Urban Farming: Growing the smart city revolution
Our Business & Technology team look at the growing trend of urban farming; how Paris is preparing to open the world’s largest urban farm and what other cities can do to communicate their ‘urban farming’ credentials.
It’s estimated that by 2030, urban areas are projected to house 60% of people globally and that one in every three people will live in cities with at least half a million inhabitants. So, everything from housing, infrastructure, connectivity and transport will have to change to cope with this upsurge in inhabitants.
Upon recently visiting Paris for Viva Technology, I was pretty struck by how the city is preparing itself for a population boost, but perhaps in a way that might not immediately come to mind. By Spring 2020, Paris will be opening the world’s largest urban farm. A whopping 14,000m2 site of fresh produce will fill the roof of a brand-new building. Two firms – Agripolis and Vulture en Ville are responsible for the new initiative calling it a ‘global model for responsible production’ and one that is able to help feed the inhabitants of south Paris. Bringing the rural to the city seems to be the new normal as cities grow and sustainable living has to improve. Los Angeles, for example, is also pioneering this new trend in urban agriculture.

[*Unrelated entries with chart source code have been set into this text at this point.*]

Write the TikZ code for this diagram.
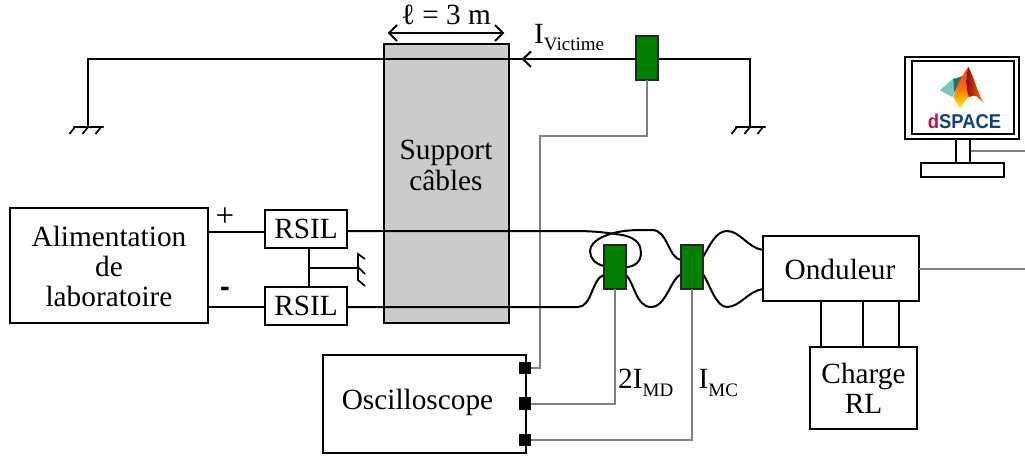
\documentclass[tikz,border=0pt]{standalone}
\usepackage{fontspec}
\setmainfont{Liberation Serif}
\newfontfamily\logofont{Liberation Sans}
\usetikzlibrary{arrows.meta,calc}
\definecolor{sensorgreen}{RGB}{0,128,0}
\definecolor{supportgray}{RGB}{203,203,203}
\definecolor{probegray}{RGB}{128,128,128}
\definecolor{dred}{RGB}{190,20,70}
\definecolor{dblue}{RGB}{15,65,135}
\definecolor{lteal}{RGB}{112,200,190}
\definecolor{dteal}{RGB}{50,105,105}
\newcommand{\sbs}[1]{\raisebox{-0.26em}{\fontsize{19}{19}\selectfont #1}}
\tikzset{
  x=1pt,y=-1pt,
  txt/.style={font=\fontsize{29.3}{33}\selectfont,align=center,inner sep=0pt,text=black},
  box/.style={draw=black,line width=2.2pt,fill=white,inner sep=0pt,outer sep=0pt,anchor=north west},
  sensor/.style={draw=black!85,line width=2.4pt,fill=sensorgreen,minimum width=22pt,minimum height=44pt,inner sep=0pt,outer sep=0pt,anchor=north west},
  port/.style={fill=black,minimum size=12.5pt,inner sep=0pt,outer sep=0pt},
  wire/.style={line width=2pt,black},
  probe/.style={line width=2pt,probegray},
  sty/.style={line width=1.7pt,black},
}
\begin{document}
\begin{tikzpicture}[line join=miter]
\useasboundingbox (0,0) rectangle (1025,455);
\coordinate (edge) at (1025,0);
% Support
\node[box,fill=supportgray,minimum width=125pt,minimum height=279pt] (support) at (384,44) {};
\node[txt] (supporttxt) at (446,165) {Support\\[-2pt]câbles};
% top loop
\coordinate (gl) at (88,128);
\coordinate (gr) at (750,128);
\draw[wire] (gl) -- (88,59) -- (750,59) -- (gr);
\draw[line width=2.2pt,line cap=round] (74,127)--(103,127);
\foreach \i in {75,88,101}{\draw[sty] (\i,127) -- (\i-5.5,134);}
\draw[line width=2.2pt,line cap=round] (736,127)--(765,127);
\foreach \i in {737,750,763}{\draw[sty] (\i,127) -- (\i-5.5,134);}
\draw[line width=2pt] (531,51.5) -- (523,59) -- (531,67);
% dimension
\coordinate (dl) at (389,33);
\coordinate (dr) at (503,33);
\draw[line width=2pt] (dl) -- (dr);
\draw[line width=2pt] (397,25) -- (dl) -- (397,41);
\draw[line width=2pt] (495,25) -- (dr) -- (495,41);
\node[txt] (len) at (446,15) {ℓ = 3 m};
\node[txt,anchor=base west] (ivic) at (534,43) {I\sbs{Victime}};
% probes
\node[sensor] (s1) at (636,36) {};
\node[box,minimum width=203pt,minimum height=98pt] (osc) at (323,355) {};
\node[txt] (osctxt) at (417.5,402) {Oscilloscope};
\node[port] (p1) at (525,368) {};
\node[port] (p2) at (525,403.5) {};
\node[port] (p3) at (525,440) {};
\draw[probe] (s1.south) |- (540,136) -- (540,368) -- (p1);
% alim
\node[box,minimum width=198pt,minimum height=115pt] (alim) at (10,208) {};
\node[txt] (alimtxt) at (109,266) {Alimentation\\[-3pt]de\\[-3pt]laboratoire};
\node[box,minimum width=82pt,minimum height=38pt,txt] (r1) at (265,210) {RSIL};
\node[box,minimum width=82pt,minimum height=38pt,txt] (r2) at (265,287) {RSIL};
\draw[wire] (208,232) -- (r1.west |- 0,232);
\draw[wire] (208,307) -- (r2.west |- 0,307);
\node[inner sep=0pt,font=\fontsize{33}{33}\selectfont] (plus) at (225,217) {+};
\node[inner sep=0pt,font=\logofont\bfseries\fontsize{29}{33}\selectfont] (minus) at (225,292) {-};
\draw[wire] (r1.south -| 309,0) -- (r2.north -| 309,0);
\draw[wire] (309,268) -- (358,268);
\draw[sty] (365,259) -- (358,254) -- (358,280) -- (365,286);
\draw[sty] (358,267) -- (365,274);
% onduleur
\node[box,minimum width=156pt,minimum height=65pt,txt] (ond) at (763,236) {};
\node[txt] (ondtxt) at (840,269) {Onduleur};
\node[box,minimum width=107pt,minimum height=82pt,txt] (charge) at (810,347) {Charge\\[-3pt]RL};
\draw[wire] (821,301) -- (821,347);
\draw[wire] (863,301) -- (863,347);
\draw[wire] (899,301) -- (899,347);
\draw[probe] (ond.east) -- (ond.east -| edge);
% power wires
\draw[wire] (347,231) -- (575,231) .. controls (595,231) and (610,233) .. (622,235) .. controls (638,238) and (641,246) .. (641,253) .. controls (641,262) and (634,267) .. (626,267);
\draw[wire] (604,266) .. controls (595,264) and (590,258) .. (590,251) .. controls (590,240) and (610,230) .. (640,230) -- (652,230) .. controls (668,230) and (668,258) .. (681,260);
\draw[wire] (347,307) -- (578,307) .. controls (592,307) and (592,278) .. (604,275);
\draw[wire] (626,275) .. controls (634,282) and (636,307) .. (651,307) .. controls (666,307) and (670,280) .. (681,274);
\draw[wire] (703,257) .. controls (710,245) and (716,231) .. (727,231) .. controls (740,231) and (748,248) .. (763,250);
\draw[wire] (703,274) .. controls (710,285) and (716,307) .. (727,307) .. controls (740,307) and (748,291) .. (763,289);
\node[sensor] (s2) at (604,245) {};
\node[sensor] (s3) at (681,245) {};
\draw[probe] (s2.south) |- (p2);
\draw[probe] (s3.south) |- (p3);
\node[txt,anchor=base west] (imd) at (618,388.5) {2I\sbs{MD}};
\node[txt,anchor=base west] (imc) at (698.5,388.5) {I\sbs{MC}};
% monitor
\draw[probe] (970,151) -- (edge |- 0,151);
\node[box,line width=2.4pt,minimum width=114pt,minimum height=82pt] (mon) at (905,57) {};
\node[box,line width=2.4pt,minimum width=102pt,minimum height=73pt] (scr) at (912,61) {};
\node[box,line width=2.4pt,minimum width=14pt,minimum height=24pt] (stem) at (956,139) {};
\node[box,line width=2.4pt,minimum width=83pt,minimum height=14pt] (base) at (921,163) {};
% logo
\begin{scope}[shift={(925,62)},x=.3333pt,y=-.3333pt]
\fill[lteal] (45,85) -- (88,47) -- (105,58) -- (82,105) -- cycle;
\fill[dteal] (85,52) -- (112,42) -- (88,92) -- cycle;
\shade[top color=orange!50!red,bottom color=yellow!90!orange,middle color=orange!85!red] (130,15) .. controls (108,42) and (92,85) .. (85,105) -- (105,140) .. controls (112,128) and (120,112) .. (132,105) .. controls (120,75) and (122,45) .. (130,15) -- cycle;
\shade[left color=red!55!black,right color=orange!90!red] (130,15) .. controls (122,45) and (120,75) .. (132,105) .. controls (140,100) and (150,100) .. (155,103) -- (175,122) .. controls (155,85) and (145,40) .. (130,15) -- cycle;
\end{scope}
\node[inner sep=0pt] (logo) at (964.5,121.5) {\logofont\bfseries\fontsize{20}{20}\selectfont\scalebox{.92}[1]{\textcolor{dred}{d}\textcolor{dblue}{SPACE}}};
\end{tikzpicture}
\end{document}
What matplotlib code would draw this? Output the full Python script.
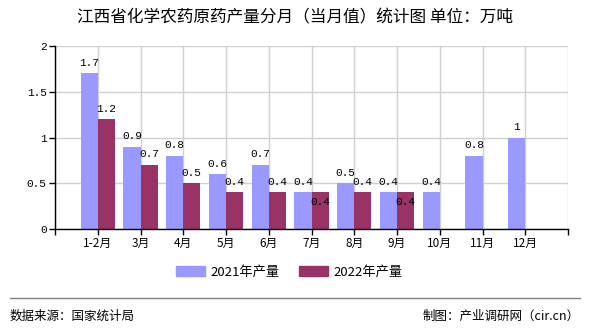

But we don’t need to wait until 2020 to see the wealth of agricultural and sustainable innovations coming out of Paris. ‘Urban farming’ is very much on the rise and has been for the last few years. I met a cool start up called Agricool – a member of the La French Tech (a Brands2life client) ecosystem – which is growing strawberries with no pesticides, and no GMOs in old containers in the heart of the city. This is encouraging a new way of engaging the younger generation to grow and cultivate food, whilst also completely reimagining how we can use space. And 20 minutes away from the iconic Eiffel Tower sits La REcyclerie – a former train station and large urban farm which is famously known for its beehives. By engaging the urban public in bee keeping, this can hugely contribute to capping the worrying decline of honeybees across Europe.
So, this is all very well and good – but how can other cities truly create a buzz around urban farming?
- Change has to be seamless and hassle free – as we have seen time and time again with the clean energy revolution, behavioural change has to be made as simple as possible. It has to seamlessly merge into our existing lifestyles. Many consumers wouldn’t switch energy suppliers because of a perceived inconvenience despite the strong evidence of cost savings! This just shows that behaviour change is famously difficult to achieve. Encouraging consumers to partake in a city’s green growth has to be easy. It’s as simple as that.
- Creating a sustainable city needs a diverse range of skillsets – the rise of these sustainable pop ups is reliant on a whole variety of skills, not just those from an agricultural or science background. The key is to create a thriving online community where entrepreneurs, citizens, marketers and city planners can collaborate to share ideas and inspiration as the first step.
- Give people something to talk about – today, we live in the experience economy where citizens are demanding more than ever before. It is no longer good enough for restaurants to just serve good food, the interiors have to be spectacular to feed people’s Instagram accounts. The same premise applies to urban farms and sustainable pops ups. Whilst their fundamental function is and should always be to create a cleaner city, they also need to offer more to keep the public engaged and incentivised in upkeep. In the case of Paris’s largest urban farm, the space will also house a new dining experience to get residents talking.
As urban life changes ‘bringing the rural’ to our cities is only going to grow in popularity, and indeed out of necessity. I’m excited to see how other cities follow Paris’s lead in the flourishing world of ‘urban farming’ and in how they communicate their message to get the right talent, skills and people in place to turn it into the new norm.